I'm going out on a limb here. The soldier in the article asked, "How do you fight people who are so prepared to die? I can answer that but most of us, including me, don't like the answer.
In WWII, the Japanese were willing to die to the last man. Projections of how many soldiers we would lose in taking the Japanese Islands ran in the millions. Our President, Harry Truman, decided that dropping the atomic bomb and annihilating two cities would save more lives than attacking the islands. I'm not saying we should nuke Iraq. What I am saying is that you can't defeat those who hide among civilians without killing a number of those civilians. In WWII, our soldiers did their best to protect civilians, but they weren't expected to die to protect them. So we destroyed whole cities with numerous bombing raids to weaken our enemies. Now, it almost seems like we expect our soldiers to pick out the one or two insurgents among a group of, say, 20 people and only kill them. If they can't pick them out then they can't shoot and are sitting ducks. It is high time, that Americans stop expecting our soldiers to do the impossible.
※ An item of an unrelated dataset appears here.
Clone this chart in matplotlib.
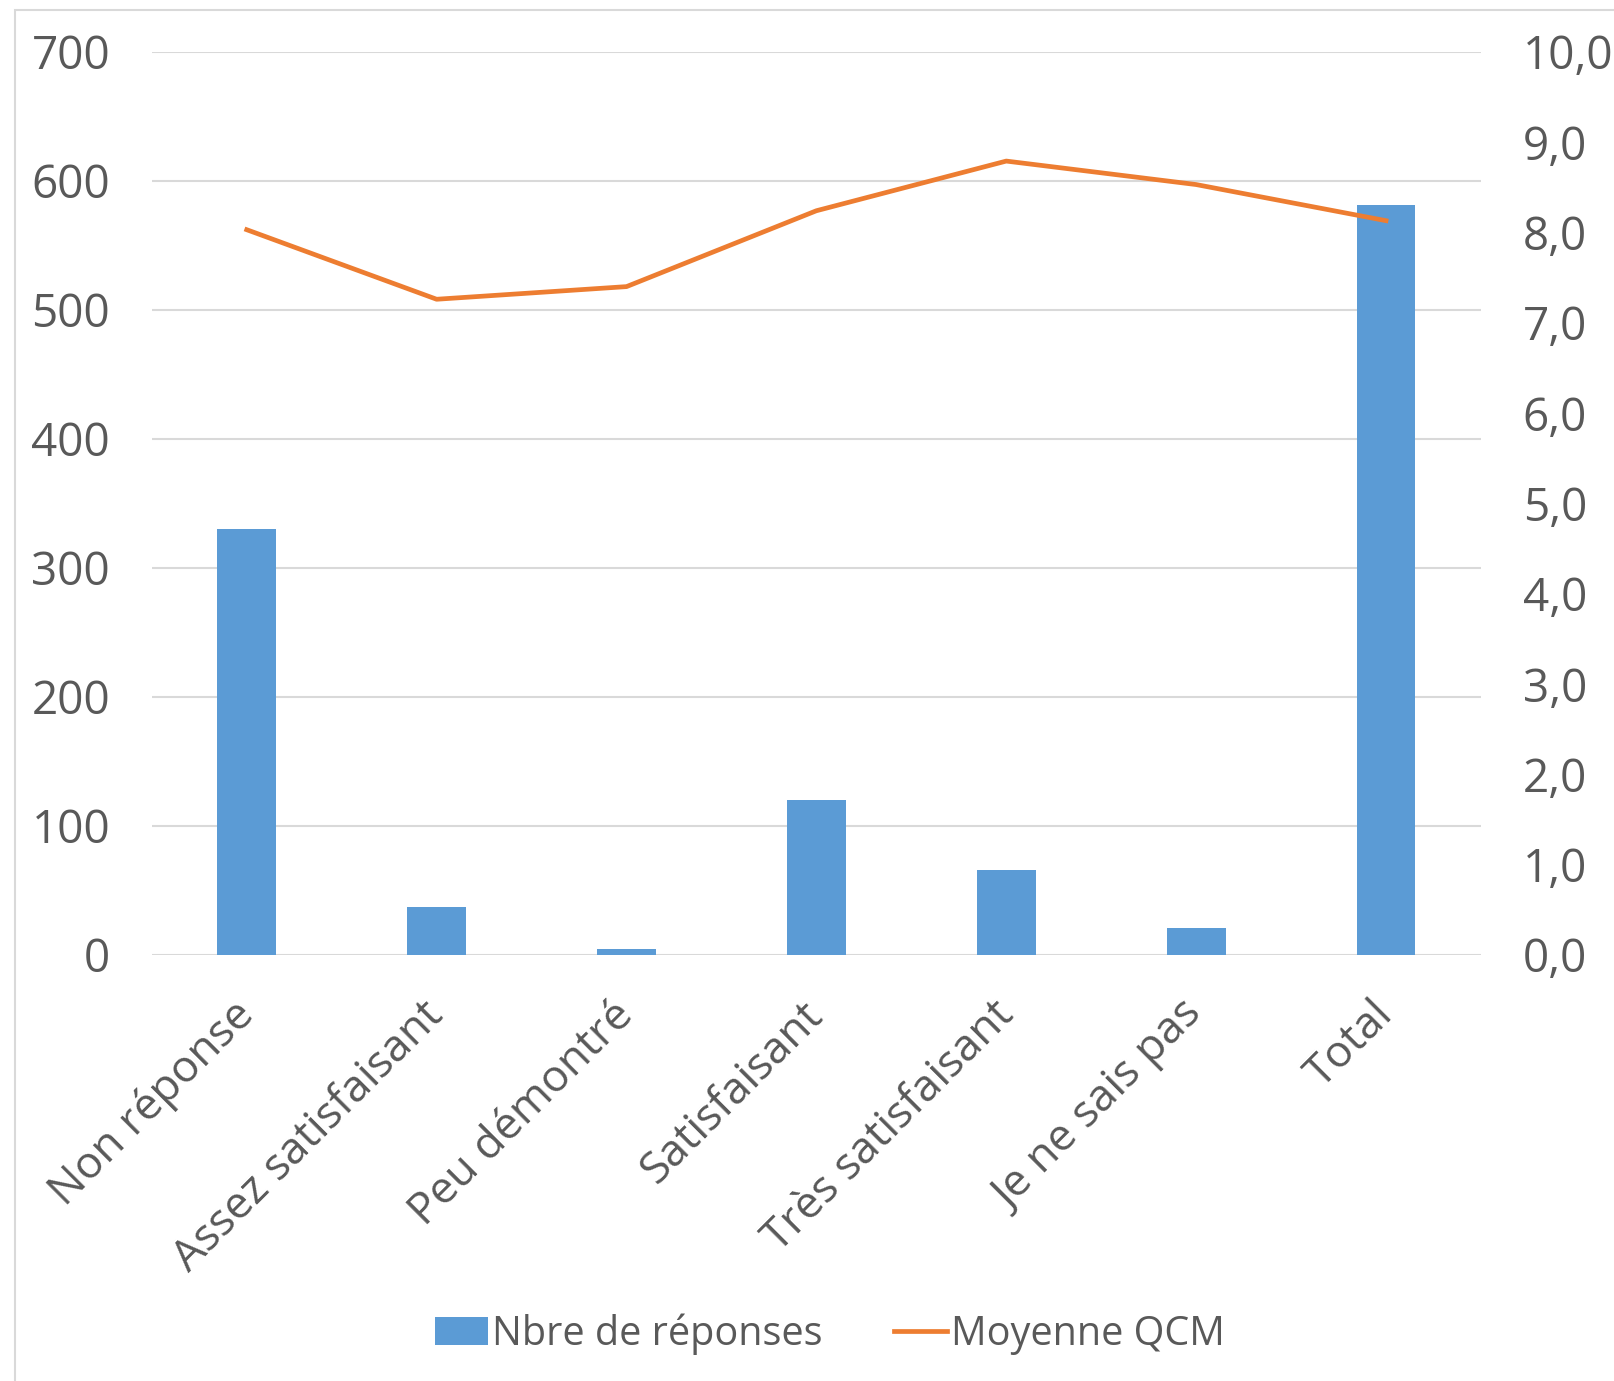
import numpy as np
import matplotlib
matplotlib.use("Agg")
import matplotlib.pyplot as plt
from matplotlib.patches import Rectangle
from matplotlib.ticker import FuncFormatter
from matplotlib.transforms import ScaledTranslation

categories = ["Non réponse", "Assez satisfaisant", "Peu démontré", "Satisfaisant",
              "Très satisfaisant", "Je ne sais pas", "Total"]
nb_reponses = [330, 37, 5, 120, 66, 21, 581]
moyenne_qcm = [8.03, 7.26, 7.40, 8.24, 8.79, 8.53, 8.13]

plt.rcParams["font.family"] = ["Open Sans", "DejaVu Sans"]
txt = "#595959"
grid = "#D9D9D9"

fig = plt.figure(figsize=(16.15, 13.81), dpi=100)
ax = fig.add_axes([0.094, 0.3085, 0.823, 0.654])
x = np.arange(len(categories))

b = ax.bar(x, nb_reponses, width=0.31, color="#5B9BD5", zorder=3, label="Nbre de réponses")
ax.set_xlim(-0.5, len(categories) - 0.5)
ax.set_ylim(0, 700)
ax.set_yticks(range(0, 701, 100))
ax.grid(axis="y", color=grid, linewidth=1.5, zorder=0)
for s in ax.spines.values():
    s.set_visible(False)
ax.tick_params(axis="y", length=0, pad=30, labelsize=33, labelcolor=txt)
ax.tick_params(axis="x", length=0, pad=18, labelsize=32, labelcolor=txt)
ax.set_xticks(x)
ax.set_xticklabels(categories, rotation=45, ha="right", rotation_mode="anchor")
# nudge the rotated labels a bit down-left, like the original
shift = ScaledTranslation(-0.15, -0.13, fig.dpi_scale_trans)
for lab in ax.get_xticklabels():
    lab.set_transform(lab.get_transform() + shift)
ax.axhline(0, color=grid, linewidth=2, zorder=2)

ax2 = ax.twinx()
l, = ax2.plot(x, moyenne_qcm, color="#ED7D31", linewidth=3.4, zorder=4, label="Moyenne QCM")
ax2.set_ylim(0, 10)
ax2.set_yticks(range(0, 11))
ax2.yaxis.set_major_formatter(FuncFormatter(lambda v, p: f"{v:.1f}".replace(".", ",")))
for s in ax2.spines.values():
    s.set_visible(False)
ax2.tick_params(axis="y", length=0, pad=30, labelsize=33, labelcolor=txt)

leg = fig.legend([b, l], ["Nbre de réponses", "Moyenne QCM"], loc="center",
                 bbox_to_anchor=(0.514, 0.034), ncol=2, frameon=False, fontsize=28.5,
                 handlelength=1.35, handletextpad=0.1, columnspacing=1.8)
for t in leg.get_texts():
    t.set_color(txt)

fig.patches.append(Rectangle((15 / 1615, -0.1), 1.2, 1 - 10 / 1381 + 0.1,
                             transform=fig.transFigure, fill=False,
                             edgecolor=grid, linewidth=1.5))

fig.savefig("out.png", dpi=100)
I'm not saying our casualties reach the level where we need to consider such actions yet. I'm not sure where that point is because I don't have a son or daughter in Iraq. But there is a point in a war, where you have to choose whether the lives of your own sons and daughters are more valuable than civilians in another country. At that point, you do your best to protect civilians, but you don't sacrifice your mission to do so.